Kolumne Älter werden: Der Vertreter und das Böse
Bevor ich Kinder hatte, war ich liberal: Warum Fahrradfahrer zwar nicht als "Gutmenschen", aber dafür als Bessermenschen beschimpft werden dürfen.
L iebe 68er-Genossinnen und -genossen (undogmatisch) links, ich bin die Vertretung, also die Hilfsperson, die dem Vertretenen in dessen Abwesenheit die Teilnahme am Rechtsverkehr ermöglicht. Entschuldigt abwesend ist der Kollege Klaus-Peter Klingelschmitt, wir wünschen schöne Ferien und merken uns den Begriff Verkehr - den brauchen wir gleich.
Sie als Mit68er anzusprechen habe ich mir gestattet, weil ich im Jahr 1968 geboren bin. Wäre mein Vater beim damaligen Bewusstseinsstand der Bevölkerung auf die Idee gekommen (er wäre nicht mal auf die IDEE gekommen), sich zu meiner Mutter ins Schwabinger Krankenhaus mit dem Fahrrad zu begeben (wir sind jetzt schon mitten im Thema: Verkehr), womöglich noch zusammen mit meinen damals fünf beziehungsweise drei Jahre alten Brüdern - man hätte ihn für wunderlich gehalten. Mein Familie besaß zwei VW Käfer, Rad fahren war etwas für den Sonntagsausflug, für arme Leute, Studenten und andere Spinner (tschuldigung).

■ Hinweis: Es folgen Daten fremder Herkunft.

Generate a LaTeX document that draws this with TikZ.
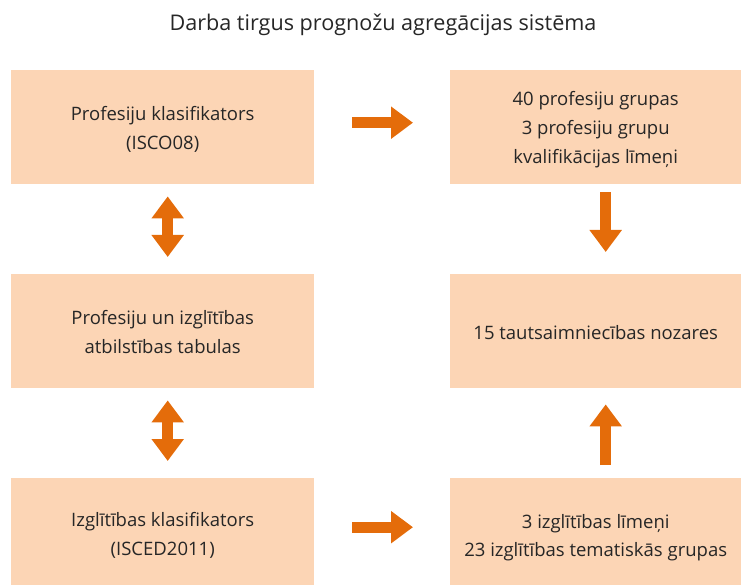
\documentclass[tikz,border=0pt]{standalone}
\usepackage{fontspec}
\setmainfont{Open Sans}
\usetikzlibrary{arrows.meta}
\definecolor{boxfill}{HTML}{FCD5B5}
\definecolor{arrorange}{HTML}{E46C0A}
\definecolor{txt}{HTML}{262626}
\begin{document}
\begin{tikzpicture}[x=1pt,y=-1pt,
  box/.style={fill=boxfill,draw=none,inner sep=0pt,anchor=north west},
  boxtext/.style={text=txt,align=center,inner sep=0pt,font=\fontsize{18.5}{28.8}\selectfont},
  blockarrow/.style={draw=arrorange,line width=11pt,line cap=butt,
    -{Triangle[width=31pt,length=22pt]}},
  dblarrow/.style={draw=arrorange,line width=10.5pt,line cap=butt,
    {Triangle[width=31pt,length=22pt]}-{Triangle[width=31pt,length=22pt]}}]
\useasboundingbox (0,0) rectangle (741,585);
\node[text=txt,font=\fontsize{21.6}{26}\selectfont] (title) at (383,25) {Darba tirgus prognožu agregācijas sistēma};
\node[box,minimum width=303pt,minimum height=114pt] (L1) at (11,70) {};
\node[box,minimum width=303pt,minimum height=114pt] (L2) at (11,274) {};
\node[box,minimum width=303pt,minimum height=107pt] (L3) at (11,478) {};
\node[box,minimum width=291pt,minimum height=114pt] (R1) at (450,70) {};
\node[box,minimum width=291pt,minimum height=114pt] (R2) at (450,274) {};
\node[box,minimum width=291pt,minimum height=107pt] (R3) at (450,478) {};
\node[boxtext] (L1t) at ([yshift=-2pt]L1.center) {Profesiju klasifikators\\(ISCO08)};
\node[boxtext] (L2t) at ([yshift=-1pt]L2.center) {Profesiju un izglītības\\atbilstības tabulas};
\node[boxtext] (L3t) at ([yshift=-4pt]L3.center) {Izglītības klasifikators\\(ISCED2011)};
\node[boxtext] (R1t) at ([yshift=-2.5pt]R1.center) {40 profesiju grupas\\3 profesiju grupu\\kvalifikācijas līmeņi};
\node[boxtext] (R2t) at ([yshift=-1pt]R2.center) {15 tautsaimniecības nozares};
\node[boxtext] (R3t) at ([yshift=-6pt]R3.center) {3 izglītības līmeņi\\23 izglītības tematiskās grupas};
% arrows
\draw[blockarrow] ([xshift=38pt,yshift=4.5pt]L1.east) -- ([xshift=-37pt,yshift=4.5pt]R1.west);
\draw[blockarrow] ([xshift=38pt,yshift=4.5pt]L3.east) -- ([xshift=-37pt,yshift=4.5pt]R3.west);
\draw[blockarrow] ([xshift=10pt,yshift=-8pt]R1.south) -- ([xshift=10pt,yshift=22pt]R2.north);
\draw[blockarrow] ([xshift=10pt,yshift=13pt]R3.north) -- ([xshift=10pt,yshift=-16pt]R2.south);
\draw[dblarrow] ([xshift=5pt,yshift=-12pt]L1.south) -- ([xshift=5pt,yshift=17pt]L2.north);
\draw[dblarrow] ([xshift=5pt,yshift=-12pt]L2.south) -- ([xshift=5pt,yshift=17pt]L3.north);
\end{tikzpicture}
\end{document}
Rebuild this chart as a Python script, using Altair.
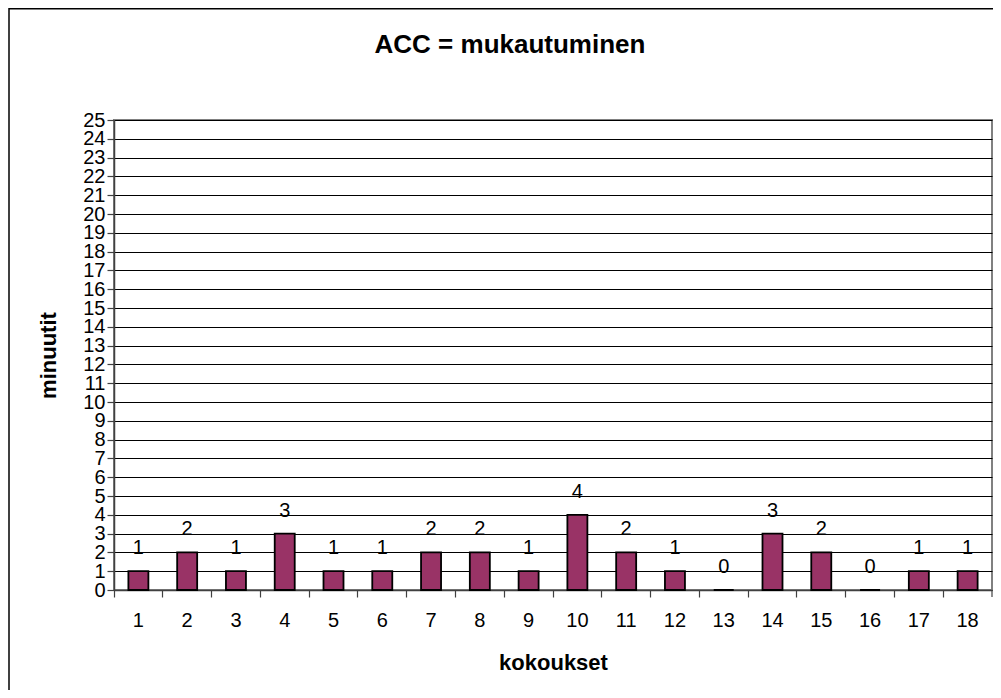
import altair as alt
import pandas as pd

kokoukset = [str(i) for i in range(1, 19)]
minuutit = [1, 2, 1, 3, 1, 1, 2, 2, 1, 4, 2, 1, 0, 3, 2, 0, 1, 1]
y_ticks = list(range(0, 26))
chart_title = "ACC = mukautuminen"

df = pd.DataFrame({"kokous": kokoukset, "min": minuutit})

FONT = "Liberation Sans, Arial, Helvetica, sans-serif"
W, H = 878, 470

base = alt.Chart(df)

x_enc = alt.X(
    "kokous:O",
    sort=kokoukset,
    scale=alt.Scale(paddingInner=0, paddingOuter=0),
    axis=alt.Axis(
        title="kokoukset",
        labelAngle=0,
        bandPosition=0,
        tickSize=7,
        labelPadding=13,
        labelFontSize=20,
        labelFont=FONT,
        labelColor="#000000",
        titleFont=FONT,
        titleFontSize=22,
        titleFontWeight="bold",
        titleColor="#000000",
        titleBaseline="alphabetic",
        titleY=79,
        domainColor="#404040",
        domainWidth=1.5,
        tickColor="#404040",
        tickWidth=1.2,
        grid=False,
    ),
)

y_enc = alt.Y(
    "min:Q",
    scale=alt.Scale(domain=[0, 25], nice=False, zero=True),
    axis=alt.Axis(
        title="minuutit",
        values=y_ticks,
        tickCount=40,
        format="d",
        tickSize=7,
        labelPadding=2,
        labelFontSize=20,
        labelFont=FONT,
        labelColor="#000000",
        labelOverlap=False,
        labelBaseline="middle",
        titleFont=FONT,
        titleFontSize=22,
        titleFontWeight="bold",
        titleColor="#000000",
        titleAngle=-90,
        titleBaseline="alphabetic",
        titleAlign="center",
        titleX=-59,
        titleY=H / 2,
        domainColor="#404040",
        domainWidth=1.5,
        tickColor="#404040",
        tickWidth=1.2,
        grid=True,
        gridColor="#000000",
        gridWidth=1,
        gridOpacity=1,
    ),
)

bars = base.mark_bar(
    size=20, color="#993366", stroke="#000000", strokeWidth=1.8
).encode(x=x_enc, y=y_enc)

labels = base.mark_text(
    baseline="alphabetic", dy=-17, fontSize=20, font=FONT, color="#000000"
).encode(x=x_enc, y=y_enc, text="min:Q")

one = alt.Data(values=[{"t": chart_title}])
title_mark = alt.Chart(one).mark_text(
    font=FONT, fontSize=26, fontWeight="bold", color="#000000",
    align="center", baseline="alphabetic",
).encode(x=alt.value(396), y=alt.value(-67), text="t:N")

end_tick = alt.Chart(one).mark_rule(color="#404040", strokeWidth=1.2).encode(
    x=alt.value(W), y=alt.value(H), y2=alt.value(H + 7)
)
frame_top = alt.Chart(one).mark_rule(color="#000000", strokeWidth=1.5).encode(
    x=alt.value(-105), x2=alt.value(W + 30), y=alt.value(-111.3)
)
frame_left = alt.Chart(one).mark_rule(color="#000000", strokeWidth=1.5).encode(
    x=alt.value(-105), y=alt.value(-112), y2=alt.value(H + 130)
)

chart = (
    alt.layer(frame_top, frame_left, title_mark, bars, labels, end_tick)
    .properties(
        width=W,
        height=H,
        autosize=alt.AutoSizeParams(type="none"),
        padding={"left": 106, "top": 112, "right": 1, "bottom": 100},
        background="#ffffff",
    )
    .configure_view(stroke="#808080", strokeWidth=2)
)

chart.save("out.html", embed_options={"renderer": "svg", "actions": False})
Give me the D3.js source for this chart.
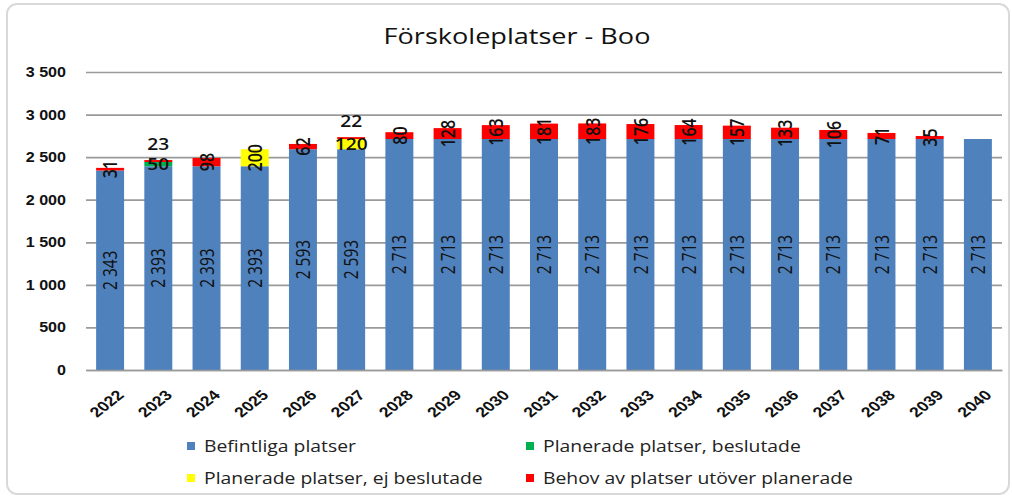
<!DOCTYPE html>
<html>
<head>
<meta charset="utf-8">
<script src="https://cdn.jsdelivr.net/npm/d3@7"></script>
<style>
  body { margin: 0; background: #fff; }
  svg { display: block; font-family: "Open Sans", sans-serif; }
</style>
</head>
<body>
<svg width="1012" height="497"></svg>
<script>
// values
var years = ["2022","2023","2024","2025","2026","2027","2028","2029","2030","2031",
             "2032","2033","2034","2035","2036","2037","2038","2039","2040"];
var befintliga = [2343,2393,2393,2393,2593,2593,2713,2713,2713,2713,2713,2713,2713,2713,2713,2713,2713,2713,2713];
var beslutade  = [0,50,0,0,0,0,0,0,0,0,0,0,0,0,0,0,0,0,0];
var ejBeslutade = [0,0,0,200,0,120,0,0,0,0,0,0,0,0,0,0,0,0,0];
var behov      = [31,23,98,0,62,22,80,128,163,181,183,176,164,157,133,106,71,35,0];
var seriesNames = ["Befintliga platser","Planerade platser, beslutade",
                   "Planerade platser, ej beslutade","Behov av platser utöver planerade"];
var yTicks = [0,500,1000,1500,2000,2500,3000,3500];

var colors = ["#4f81bd","#00b050","#ffff00","#ff0000"];
var keys = ["bef","besl","ej","behov"];

var table = years.map(function (y, i) {
  return { year: y, bef: befintliga[i], besl: beslutade[i], ej: ejBeslutade[i], behov: behov[i] };
});

var svg = d3.select("svg"),
    margin = { top: 72, right: 10, bottom: 127, left: 86 },
    width = 1012 - margin.left - margin.right,
    height = 497 - margin.top - margin.bottom;

// the source picture is stretched sideways, so text gets a horizontal scale
var sx = 1.27;

var fmt = d3.formatLocale({ decimal: ",", thousands: "\u00a0", grouping: [3], currency: ["", ""] }).format(",d");

// outer frame
svg.append("rect")
    .attr("x", 7).attr("y", 4).attr("width", 1002).attr("height", 490)
    .attr("rx", 10)
    .attr("fill", "none").attr("stroke", "#d9d9d9").attr("stroke-width", 2);

svg.append("text")
    .attr("transform", "translate(517,44) scale(1.29,1)")
    .attr("text-anchor", "middle")
    .attr("font-size", 21)
    .attr("fill", "#111")
    .text("Förskoleplatser - Boo");

var x = d3.scaleBand().domain(years).range([0, width]).paddingInner(0.42).paddingOuter(0.21),
    y = d3.scaleLinear().domain([0, 3500]).range([height, 0]);

var g = svg.append("g")
    .attr("transform", "translate(" + margin.left + "," + margin.top + ")");

// grid + y labels
var yAxis = d3.axisLeft(y).tickValues(yTicks).tickSize(-width).tickPadding(0).tickFormat(fmt);
g.append("g")
    .attr("class", "axis axis--y")
    .call(yAxis)
    .call(function (a) {
      a.select(".domain").remove();
      a.selectAll("line").attr("stroke", "#9a9a9a").attr("stroke-width", 1.7);
      a.selectAll("text")
          .attr("x", null)
          .attr("transform", "translate(-20,0) scale(1.15,1)")
          .attr("font-size", 14).attr("font-weight", "bold").attr("fill", "#111");
    });

var stacked = d3.stack().keys(keys)(table);

var layer = g.selectAll(".layer")
    .data(stacked)
    .enter().append("g")
    .attr("fill", function (d, i) { return colors[i]; });

layer.selectAll("rect")
    .data(function (d) { return d; })
    .enter().append("rect")
    .attr("x", function (d) { return x(d.data.year); })
    .attr("y", function (d) { return y(d[1]); })
    .attr("width", x.bandwidth())
    .attr("height", function (d) { return y(d[0]) - y(d[1]); });

// years whose small labels sit flat (the chart author moved them)
var flatYears = ["2023", "2027"];

stacked.forEach(function (s, si) {
  s.forEach(function (d) {
    var v = d[1] - d[0];
    if (!v) return;
    var cx = x(d.data.year) + x.bandwidth() / 2,
        cy = y((d[0] + d[1]) / 2);
    var flat = si > 0 && flatYears.indexOf(d.data.year) >= 0;
    if (flat && si === 3) cy -= 17;
    g.append("text")
        .attr("transform", "translate(" + cx + "," + cy + ") scale(" + (flat ? 1.2 : sx) + ",1)" +
                           (flat ? "" : " rotate(-90)"))
        .attr("text-anchor", "middle")
        .attr("dy", "0.36em")
        .attr("font-size", si === 0 ? 15.5 : 16)
        .attr("font-weight", si === 0 ? 500 : 600)
        .attr("fill", "#111")
        .text(fmt(v));
  });
});

// x axis
var xAxis = d3.axisBottom(x).tickSize(0).tickPadding(0);
g.append("g")
    .attr("class", "axis axis--x")
    .attr("transform", "translate(0," + height + ")")
    .call(xAxis)
    .call(function (a) {
      a.select(".domain").attr("stroke", "#9a9a9a").attr("stroke-width", 1.7);
      a.selectAll("text")
          .attr("font-size", 14).attr("font-weight", "bold").attr("fill", "#111")
          .attr("text-anchor", "end")
          .attr("y", null).attr("dy", "0.7em")
          .attr("transform", "translate(6,19) scale(" + sx + ",1) rotate(-45)");
    });

// legend
var legendPos = [[187, 446], [526, 446], [187, 478], [526, 478]];
var legend = svg.append("g");
seriesNames.forEach(function (name, i) {
  var p = legendPos[i];
  legend.append("rect")
      .attr("x", p[0]).attr("y", p[1] - 4).attr("width", 8).attr("height", 8)
      .attr("fill", colors[i]);
  legend.append("text")
      .attr("transform", "translate(" + (p[0] + 17) + "," + p[1] + ") scale(1.21,1)")
      .attr("dy", "0.35em")
      .attr("font-size", 16)
      .attr("fill", "#222")
      .text(name);
});
</script>
</body>
</html>
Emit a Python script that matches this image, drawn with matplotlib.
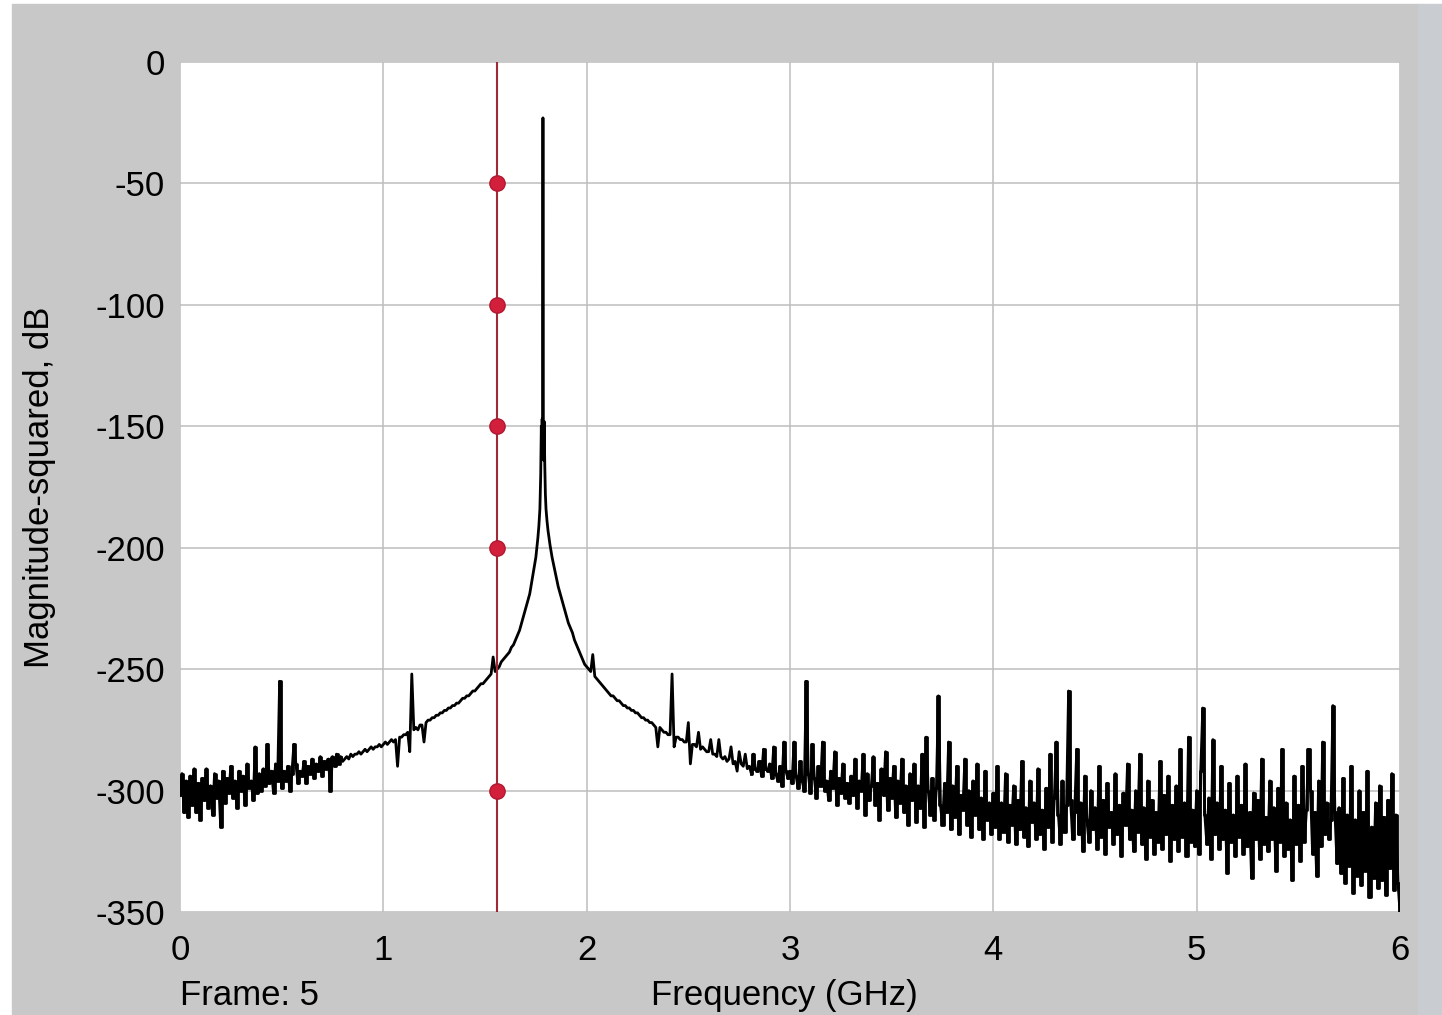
import matplotlib.pyplot as plt
import numpy as np
from matplotlib.patches import Rectangle

plt.rcParams['font.family'] = ['Liberation Sans', 'DejaVu Sans']
plt.rcParams['axes.unicode_minus'] = False

# spectrum, low part: 0.00 .. 1.70 GHz, 0.01 GHz bins
mag_lo = [
    -302, -293, -309, -296, -311, -294, -306, -291, -309, -297,
    -312, -295, -304, -291, -307, -298, -310, -293, -303, -296,
    -315, -292, -305, -295, -301, -290, -303, -296, -307, -292,
    -300, -294, -306, -289, -299, -296, -304, -282, -301, -293,
    -300, -291, -298, -281, -297, -292, -301, -289, -296, -255,
    -299, -292, -296, -290, -300, -293, -281, -289, -297, -292,
    -294, -288, -297, -290, -293, -287, -295, -289, -292, -286,
    -294, -288, -291, -287, -300, -286, -290, -285, -289, -286,
    -288, -287, -286, -287, -285, -286, -285, -285, -284, -285,
    -284, -283, -284, -283, -282, -283, -282, -282, -281, -282,
    -281, -280, -281, -280, -279, -280, -279, -290, -278, -278,
    -277, -277, -276, -284, -252, -275, -274, -275, -273, -273,
    -280, -272, -271, -271, -270, -270, -269, -269, -268, -268,
    -267, -267, -266, -266, -265, -265, -264, -264, -263, -262,
    -262, -261, -261, -260, -259, -259, -258, -257, -256, -256,
    -255, -254, -253, -252, -245, -251, -250, -249, -247, -246,
    -245, -244, -243, -241, -240, -238, -236, -234, -231, -228,
    -225,
]

# carrier peak, finer bins
peak_freq = [1.71, 1.72, 1.73, 1.74, 1.75, 1.755, 1.76, 1.765, 1.77, 1.774,
             1.777, 1.779, 1.781, 1.783, 1.785, 1.787, 1.789, 1.791, 1.794, 1.797,
             1.80, 1.805, 1.81, 1.82, 1.83, 1.84, 1.85, 1.86, 1.87, 1.88, 1.89]
peak_mag = [-222, -219, -214, -209, -204, -200, -196, -191, -184, -170,
            -150, -163, -147, -158, -23, -150, -164, -148, -166, -178,
            -184, -189, -193, -199, -204, -208, -212, -216, -219, -222, -225]

# spectrum, high part: 1.90 .. 6.00 GHz, 0.01 GHz bins
mag_hi = [
    -228, -231, -233, -235, -238, -240, -242, -244, -246, -248,
    -249, -250, -251, -244, -253, -254, -255, -256, -257, -258,
    -259, -260, -261, -261, -262, -263, -263, -264, -265, -265,
    -266, -266, -267, -267, -268, -268, -269, -270, -270, -271,
    -271, -272, -272, -273, -274, -282, -274, -275, -276, -276,
    -277, -277, -252, -282, -278, -278, -279, -279, -280, -280,
    -272, -289, -281, -281, -282, -276, -283, -282, -283, -284,
    -284, -279, -285, -285, -286, -279, -286, -287, -286, -288,
    -287, -282, -289, -288, -292, -284, -289, -290, -285, -291,
    -290, -293, -285, -291, -292, -288, -294, -283, -291, -292,
    -289, -295, -282, -293, -296, -290, -298, -280, -292, -295,
    -292, -297, -280, -294, -299, -288, -296, -300, -255, -293,
    -301, -281, -295, -303, -290, -298, -280, -300, -296, -304,
    -292, -299, -284, -306, -295, -301, -289, -303, -297, -305,
    -294, -302, -287, -307, -296, -300, -285, -310, -293, -304,
    -298, -286, -306, -297, -312, -291, -302, -284, -308, -295,
    -303, -290, -311, -296, -305, -287, -309, -298, -314, -293,
    -304, -289, -313, -298, -307, -285, -315, -278, -300, -310,
    -295, -312, -299, -261, -306, -314, -297, -309, -280, -316,
    -298, -311, -290, -318, -302, -308, -287, -314, -300, -319,
    -296, -310, -289, -316, -303, -320, -292, -312, -305, -318,
    -301, -315, -290, -320, -305, -317, -293, -321, -306, -314,
    -298, -322, -304, -316, -288, -319, -307, -323, -296, -313,
    -305, -320, -291, -318, -308, -324, -299, -315, -285, -321,
    -303, -280, -310, -322, -296, -317, -306, -259, -304, -320,
    -309, -283, -318, -305, -325, -294, -312, -321, -300, -316,
    -307, -324, -290, -319, -304, -326, -297, -315, -309, -322,
    -293, -318, -306, -327, -301, -314, -289, -320, -308, -325,
    -300, -317, -285, -322, -307, -328, -296, -319, -304, -326,
    -309, -321, -288, -324, -302, -318, -294, -329, -306, -320,
    -298, -325, -283, -319, -305, -327, -278, -321, -308, -323,
    -300, -326, -292, -266, -310, -322, -303, -328, -279, -318,
    -305, -324, -290, -320, -308, -334, -297, -321, -310, -327,
    -294, -319, -306, -326, -289, -323, -309, -336, -301, -320,
    -304, -328, -287, -322, -311, -325, -296, -320, -307, -333,
    -299, -321, -283, -327, -305, -324, -312, -337, -294, -322,
    -306, -329, -290, -321, -308, -283, -300, -326, -309, -335,
    -296, -323, -280, -318, -305, -320, -312, -265, -309, -330,
    -307, -334, -295, -338, -310, -331, -290, -342, -312, -335,
    -300, -339, -309, -333, -292, -344, -315, -336, -305, -340,
    -298, -337, -311, -343, -304, -332, -293, -341, -310, -338,
    -350,
]

marker_freq = 1.559
marker_levels = [-50, -100, -150, -200, -300]

x_ticks = [0, 1, 2, 3, 4, 5, 6]
y_ticks = [-350, -300, -250, -200, -150, -100, -50, 0]

freq = np.concatenate([np.linspace(0.0, 1.70, len(mag_lo)),
                       peak_freq,
                       np.linspace(1.90, 6.00, len(mag_hi))])
mag = np.concatenate([mag_lo, peak_mag, mag_hi])

fig = plt.figure(figsize=(14.42, 10.15), dpi=100, facecolor='white')
fig.patches.append(Rectangle((12 / 1442, 0), (1418 - 12) / 1442, 1 - 4 / 1015,
                             transform=fig.transFigure, color='#c8c8c8', zorder=-10))
fig.patches.append(Rectangle((1418 / 1442, 0), 24 / 1442, 1 - 4 / 1015,
                             transform=fig.transFigure, color='#c9cdd1', zorder=-10))

ax = fig.add_axes([180 / 1442, 1 - 912 / 1015, 1220 / 1442, 850 / 1015])
ax.set_facecolor('white')

ax.plot(freq, mag, color='black', lw=2.0, zorder=3)
# noisy parts again as vertical steps so the band fills in like a dense FFT
for part in (freq < 0.8, freq > 2.8):
    ax.plot(freq[part], mag[part], color='black', lw=2.0,
            drawstyle='steps-mid', zorder=3)

ax.axvline(marker_freq, color='#9e2a38', lw=1.5, zorder=4)
ax.plot([marker_freq] * len(marker_levels), marker_levels, 'o', ms=11,
        color='#d2203c', mec='#b01830', zorder=5)

ax.set_xlim(0, 6)
ax.set_ylim(-350, 0)
ax.set_xticks(x_ticks)
ax.set_yticks(y_ticks)
ax.grid(True, color='#bdbdbd', lw=1.1)
ax.set_axisbelow(True)
for s in ax.spines.values():
    s.set_visible(False)
ax.tick_params(length=0, labelsize=25)
ax.tick_params(axis='x', pad=16)
ax.tick_params(axis='y', pad=11)

ax.set_ylabel('Magnitude-squared, dB', fontsize=25)
ax.yaxis.set_label_coords(-0.102, 0.5)
ax.set_xlabel('Frequency (GHz)', fontsize=25)
ax.xaxis.set_label_coords(0.495, -0.098)
ax.xaxis.label.set_va('center')
ax.text(0.0, -0.098, 'Frame: 5', transform=ax.transAxes, fontsize=25,
        ha='left', va='center')

fig.savefig('out.png', dpi=100, facecolor=fig.get_facecolor())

Heute hingegen: ist Fahrradfahren ganz toll, gesund, öko und hip, es hat einfach das Recht auf seiner Seite - deswegen sind so viele Fahrradfahrer solche Arschlöcher. Aber langsam, die Wahrheit ist immer konkret, so habe ich es in der Schule von 68ern gelernt: Die Fahrradfahrer werden zum Beispiel immer schneller. Darauf ist unser Verkehrssystem nicht eingestellt.
AMBROS WAIBEL ist Redakteur im taz-Meinungsressort.
Es gibt heute den Typus des Fahrradpendlers, der mit einer Durchschnittsgeschwindigkeit von über 30 Stundenkilometern täglich zur Arbeit düst. Dieser Mensch möchte als gleichberechtigter Verkehrsteilnehmer anerkannt werden, findet sich aber oft genug auf einer von Wurzeln durchwachsenen Buckelpiste ("Fahrradweg") wieder, eingeklemmt zwischen parkenden Autos, unaufmerksamen Fußgängern, Hunden oder gar (Augen zuhalten) Kindern. Weicht er auf die Straße aus, so darf er sich anpöbeln lassen, weil er den "Fahrradweg" nicht benutzt; muss er aber nur, wenn dieser Weg in Fahrtrichtung mit den blauen Verkehrsschildern mit Fahrradsymbol gekennzeichnet ist. Und wer hat das wann erfunden? Genau, die Nazis wieder, mit ihrer Reichs-Straßenverkehrs-Ordnung vom 1. Oktober 1934.
Krieg mit besonderer Heimtücke
Der Fahrradfahrer ist also nicht per se böse, und schon gar nicht wollen wir ihn hier wie die Mietschreiber von der Springer-Presse als "Gutmenschen" beschimpfen. Als Bessermenschen allerdings schon. Denn Autofahren macht in den Innenstadtbezirken Berlins und Münchens ("Leben kann man nur in Lutetia, der Rest Galliens ist für die Wildschweine", aus "Asterix, Lorbeeren des Cäsar") schon lange keinen Spaß mehr, der Krieg wird hier wie jeder nicht offiziell erklärte mit besonderer Heimtücke geführt. Da die Radler die potenziell Unterlegenen sind, laden sie ihren Frust bei den Fußgängern ab.
Gentrifizierung bedeutet heute nicht zuletzt, dass junge Menschen auf Mörderbikes ältere Menschen (wie Sie, genau!), Hunde und (Augen zuhalten) Kinder vom Trottoir smashen. Schließen möchte ich heute mit einem Satz meines Vaters: "Bevor ich Kinder hatte, war ich liberal."